Outside the Classroom
Most of the successful technology innovations in education will be outside the classroom. According to a 2016 report by McKinsey, “Educational Services” was the least vulnerable sector to technology disruption and automation. “The importance of human interaction is evident in two sectors that, so far, have a relatively low technical potential for automation: healthcare and education,” it read.
That doesn’t mean the door is closed. It’s somewhat open outside the classroom. “27 percent of the activities in education—primarily those that happen outside the classroom or on the sidelines—have the potential to be automated with demonstrated technologies,” McKinsey said.
Online Higher Ed is Splitting
While enrollment in online higher ed classes continues to increase, the pool of students is bifurcating. Competition for enrollment online is increasingly being narrowed to two concerns – global brands that can compete anywhere and hyper-local ones.
According to the 2019 Online College Students Report by Learning House, a Wiley brand, more and more students who study online are doing it closer and closer to home. “When this study was first conducted in 2012, 44% of online college students chose a school within 50 miles of their residence. However, in 2019, 67% of online college students are enrolling at schools within 50 miles of their residence, and 44% of those students live within 25 miles of their school,” the report said.

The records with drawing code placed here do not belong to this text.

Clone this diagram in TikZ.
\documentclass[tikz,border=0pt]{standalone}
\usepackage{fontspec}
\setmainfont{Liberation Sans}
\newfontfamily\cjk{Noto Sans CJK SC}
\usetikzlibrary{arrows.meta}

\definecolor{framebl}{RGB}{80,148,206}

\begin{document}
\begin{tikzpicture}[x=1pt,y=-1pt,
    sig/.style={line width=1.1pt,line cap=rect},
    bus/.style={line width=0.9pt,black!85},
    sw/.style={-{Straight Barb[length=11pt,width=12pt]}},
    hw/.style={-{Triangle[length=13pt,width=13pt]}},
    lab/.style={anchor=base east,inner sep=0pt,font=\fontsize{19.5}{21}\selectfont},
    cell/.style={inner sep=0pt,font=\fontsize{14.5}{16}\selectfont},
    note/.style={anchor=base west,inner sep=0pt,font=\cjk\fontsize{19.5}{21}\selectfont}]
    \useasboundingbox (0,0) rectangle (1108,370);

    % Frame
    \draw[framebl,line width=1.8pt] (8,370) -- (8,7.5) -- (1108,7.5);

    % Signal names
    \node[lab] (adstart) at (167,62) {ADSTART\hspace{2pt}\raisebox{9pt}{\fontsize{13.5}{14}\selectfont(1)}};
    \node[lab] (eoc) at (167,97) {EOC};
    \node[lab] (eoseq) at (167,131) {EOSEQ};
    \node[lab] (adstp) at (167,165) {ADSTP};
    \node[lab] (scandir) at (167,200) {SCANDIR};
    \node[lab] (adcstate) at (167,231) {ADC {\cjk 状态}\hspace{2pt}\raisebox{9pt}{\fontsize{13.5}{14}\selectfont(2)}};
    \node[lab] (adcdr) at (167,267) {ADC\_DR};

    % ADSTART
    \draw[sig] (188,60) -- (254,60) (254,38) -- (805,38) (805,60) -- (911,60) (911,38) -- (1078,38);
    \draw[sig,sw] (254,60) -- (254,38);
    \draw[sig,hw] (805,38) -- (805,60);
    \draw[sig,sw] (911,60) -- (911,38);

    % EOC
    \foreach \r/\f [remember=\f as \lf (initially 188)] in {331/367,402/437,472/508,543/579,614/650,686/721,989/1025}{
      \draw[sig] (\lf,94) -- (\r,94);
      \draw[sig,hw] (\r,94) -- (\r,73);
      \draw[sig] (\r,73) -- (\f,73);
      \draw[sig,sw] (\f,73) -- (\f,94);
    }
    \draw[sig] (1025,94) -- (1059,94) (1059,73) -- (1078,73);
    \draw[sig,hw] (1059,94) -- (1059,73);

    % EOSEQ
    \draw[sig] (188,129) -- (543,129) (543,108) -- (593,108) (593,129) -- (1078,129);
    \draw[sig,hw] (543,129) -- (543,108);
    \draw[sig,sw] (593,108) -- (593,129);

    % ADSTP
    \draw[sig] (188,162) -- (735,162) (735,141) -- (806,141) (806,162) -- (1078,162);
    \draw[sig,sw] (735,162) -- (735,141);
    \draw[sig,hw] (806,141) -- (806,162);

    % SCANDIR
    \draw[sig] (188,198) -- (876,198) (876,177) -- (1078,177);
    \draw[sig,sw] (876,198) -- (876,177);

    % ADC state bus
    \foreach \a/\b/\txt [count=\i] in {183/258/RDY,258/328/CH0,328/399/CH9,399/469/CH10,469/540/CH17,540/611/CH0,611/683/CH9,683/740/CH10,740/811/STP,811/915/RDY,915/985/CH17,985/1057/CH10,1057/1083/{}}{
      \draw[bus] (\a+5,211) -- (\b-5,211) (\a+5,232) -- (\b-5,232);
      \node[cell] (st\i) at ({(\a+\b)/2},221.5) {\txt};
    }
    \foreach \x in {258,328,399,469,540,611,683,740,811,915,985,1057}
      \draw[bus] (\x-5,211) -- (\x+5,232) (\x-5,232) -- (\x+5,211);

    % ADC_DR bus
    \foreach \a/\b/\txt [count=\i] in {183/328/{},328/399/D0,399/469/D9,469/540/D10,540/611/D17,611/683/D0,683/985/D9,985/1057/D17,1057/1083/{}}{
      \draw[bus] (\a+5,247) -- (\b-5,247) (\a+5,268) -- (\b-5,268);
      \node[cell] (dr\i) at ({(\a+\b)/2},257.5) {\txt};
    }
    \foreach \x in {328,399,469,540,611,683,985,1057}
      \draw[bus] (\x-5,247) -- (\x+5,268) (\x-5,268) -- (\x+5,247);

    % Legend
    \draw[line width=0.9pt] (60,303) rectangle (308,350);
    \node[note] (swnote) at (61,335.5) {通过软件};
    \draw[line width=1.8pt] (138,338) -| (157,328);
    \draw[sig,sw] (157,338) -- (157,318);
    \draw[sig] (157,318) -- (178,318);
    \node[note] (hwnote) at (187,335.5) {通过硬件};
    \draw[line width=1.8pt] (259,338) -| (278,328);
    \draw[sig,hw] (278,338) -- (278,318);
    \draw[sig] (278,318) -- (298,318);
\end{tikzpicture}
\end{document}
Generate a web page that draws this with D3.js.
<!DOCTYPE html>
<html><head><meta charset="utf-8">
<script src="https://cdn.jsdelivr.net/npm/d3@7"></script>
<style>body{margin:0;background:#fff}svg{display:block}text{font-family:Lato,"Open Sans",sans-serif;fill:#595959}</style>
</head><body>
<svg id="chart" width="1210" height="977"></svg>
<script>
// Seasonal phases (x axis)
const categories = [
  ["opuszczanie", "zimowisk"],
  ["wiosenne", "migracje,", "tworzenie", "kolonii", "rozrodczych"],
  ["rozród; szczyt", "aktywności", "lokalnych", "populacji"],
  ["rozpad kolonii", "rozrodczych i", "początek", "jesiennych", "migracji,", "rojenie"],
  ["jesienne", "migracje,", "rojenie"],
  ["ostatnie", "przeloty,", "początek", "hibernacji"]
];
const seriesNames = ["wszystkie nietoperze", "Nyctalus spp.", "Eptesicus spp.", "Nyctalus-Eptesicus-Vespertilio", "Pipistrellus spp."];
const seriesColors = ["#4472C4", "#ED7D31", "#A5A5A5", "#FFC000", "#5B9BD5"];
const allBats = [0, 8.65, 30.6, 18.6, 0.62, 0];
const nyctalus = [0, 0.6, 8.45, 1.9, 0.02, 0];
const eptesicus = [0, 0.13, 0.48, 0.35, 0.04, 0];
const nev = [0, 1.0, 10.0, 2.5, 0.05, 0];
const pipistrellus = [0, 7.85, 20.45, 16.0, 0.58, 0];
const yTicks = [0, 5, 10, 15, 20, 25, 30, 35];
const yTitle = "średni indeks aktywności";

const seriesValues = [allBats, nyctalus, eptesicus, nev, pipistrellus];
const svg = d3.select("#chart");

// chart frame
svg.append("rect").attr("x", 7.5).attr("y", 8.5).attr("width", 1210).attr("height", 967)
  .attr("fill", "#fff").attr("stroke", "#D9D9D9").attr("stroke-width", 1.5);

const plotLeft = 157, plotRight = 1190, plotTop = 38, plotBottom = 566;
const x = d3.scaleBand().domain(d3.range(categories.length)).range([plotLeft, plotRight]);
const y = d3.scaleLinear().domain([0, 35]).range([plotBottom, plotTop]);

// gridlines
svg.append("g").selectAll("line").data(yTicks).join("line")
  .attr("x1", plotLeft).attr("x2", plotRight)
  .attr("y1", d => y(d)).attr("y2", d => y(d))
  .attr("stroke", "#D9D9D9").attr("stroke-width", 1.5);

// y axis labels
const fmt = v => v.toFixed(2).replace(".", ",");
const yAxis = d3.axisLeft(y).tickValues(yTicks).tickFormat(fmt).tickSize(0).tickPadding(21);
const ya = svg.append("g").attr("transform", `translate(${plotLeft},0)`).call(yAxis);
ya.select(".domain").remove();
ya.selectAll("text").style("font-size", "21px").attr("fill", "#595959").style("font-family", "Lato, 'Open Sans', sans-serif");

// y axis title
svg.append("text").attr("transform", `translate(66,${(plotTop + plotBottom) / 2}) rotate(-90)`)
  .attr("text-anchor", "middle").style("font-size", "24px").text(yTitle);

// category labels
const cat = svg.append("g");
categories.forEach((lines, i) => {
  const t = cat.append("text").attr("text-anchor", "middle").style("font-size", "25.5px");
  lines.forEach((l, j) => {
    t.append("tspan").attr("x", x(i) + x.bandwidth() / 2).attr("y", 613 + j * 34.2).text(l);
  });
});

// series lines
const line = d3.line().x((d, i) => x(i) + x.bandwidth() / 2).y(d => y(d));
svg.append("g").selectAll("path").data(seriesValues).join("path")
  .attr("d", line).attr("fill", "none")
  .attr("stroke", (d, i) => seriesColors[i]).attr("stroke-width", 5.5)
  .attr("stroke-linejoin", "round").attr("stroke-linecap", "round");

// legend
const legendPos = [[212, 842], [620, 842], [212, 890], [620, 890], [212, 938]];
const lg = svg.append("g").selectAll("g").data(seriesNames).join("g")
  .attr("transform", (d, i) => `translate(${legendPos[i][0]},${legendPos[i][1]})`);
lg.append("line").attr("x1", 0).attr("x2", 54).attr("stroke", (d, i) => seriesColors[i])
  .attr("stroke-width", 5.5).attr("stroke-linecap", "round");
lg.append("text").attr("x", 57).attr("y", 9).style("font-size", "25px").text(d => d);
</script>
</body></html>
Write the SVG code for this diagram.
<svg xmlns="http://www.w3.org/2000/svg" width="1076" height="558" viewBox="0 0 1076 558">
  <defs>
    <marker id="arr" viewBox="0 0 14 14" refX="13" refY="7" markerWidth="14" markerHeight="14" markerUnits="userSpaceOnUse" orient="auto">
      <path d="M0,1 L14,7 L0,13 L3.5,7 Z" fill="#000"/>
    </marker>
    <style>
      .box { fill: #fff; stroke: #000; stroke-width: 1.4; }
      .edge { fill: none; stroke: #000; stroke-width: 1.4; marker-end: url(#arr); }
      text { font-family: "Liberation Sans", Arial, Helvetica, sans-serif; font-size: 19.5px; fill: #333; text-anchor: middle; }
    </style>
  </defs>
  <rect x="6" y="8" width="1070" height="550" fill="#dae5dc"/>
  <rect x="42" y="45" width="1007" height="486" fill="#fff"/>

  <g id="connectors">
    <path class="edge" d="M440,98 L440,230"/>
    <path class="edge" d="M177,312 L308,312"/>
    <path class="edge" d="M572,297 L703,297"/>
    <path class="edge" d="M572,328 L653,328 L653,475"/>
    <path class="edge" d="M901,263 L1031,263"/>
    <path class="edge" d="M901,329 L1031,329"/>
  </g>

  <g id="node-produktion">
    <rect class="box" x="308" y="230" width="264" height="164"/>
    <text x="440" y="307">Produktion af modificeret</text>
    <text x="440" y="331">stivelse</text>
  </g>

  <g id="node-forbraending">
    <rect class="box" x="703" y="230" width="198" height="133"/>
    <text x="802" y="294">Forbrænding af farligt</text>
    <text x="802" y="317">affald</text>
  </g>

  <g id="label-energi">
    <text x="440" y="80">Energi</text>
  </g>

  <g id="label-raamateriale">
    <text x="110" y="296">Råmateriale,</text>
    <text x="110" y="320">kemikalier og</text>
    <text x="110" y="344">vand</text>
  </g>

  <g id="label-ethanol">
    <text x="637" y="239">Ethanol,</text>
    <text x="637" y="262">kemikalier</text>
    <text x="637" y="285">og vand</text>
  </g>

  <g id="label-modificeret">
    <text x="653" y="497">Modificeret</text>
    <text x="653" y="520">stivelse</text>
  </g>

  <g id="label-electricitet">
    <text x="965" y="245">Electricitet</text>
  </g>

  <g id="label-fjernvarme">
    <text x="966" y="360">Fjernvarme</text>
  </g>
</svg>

Coding and STEM Skills Merging
Discrete, tech-heavy skills such as coding are increasingly being rolled into existing education offerings by established education providers. Mergers, take-overs or expanded offerings by community colleges and even four-year schools will expand and stand-alone, bootcamp-style models will struggle due to increased competition, lack of scale, non-competitive branding and lack of access to federal student funding support.
This convergence is taking place against the backdrop of a repeated employer surveys showing that so-called soft skills such as writing, teamwork and flexibility are as important as the hard skills of coding, for example.
Unfortunately, these quick points don’t easily melt into a neat package of what’s happening in edtech. Nonetheless, a few themes emerge. For example, investors who don’t think and look globally may be missing the biggest growth opportunities. Another is that, in the U.S. at least, innovations designed to work outside the classroom and/or support career training may be better bets than those intended to change teaching or compete with or disrupt established education norms.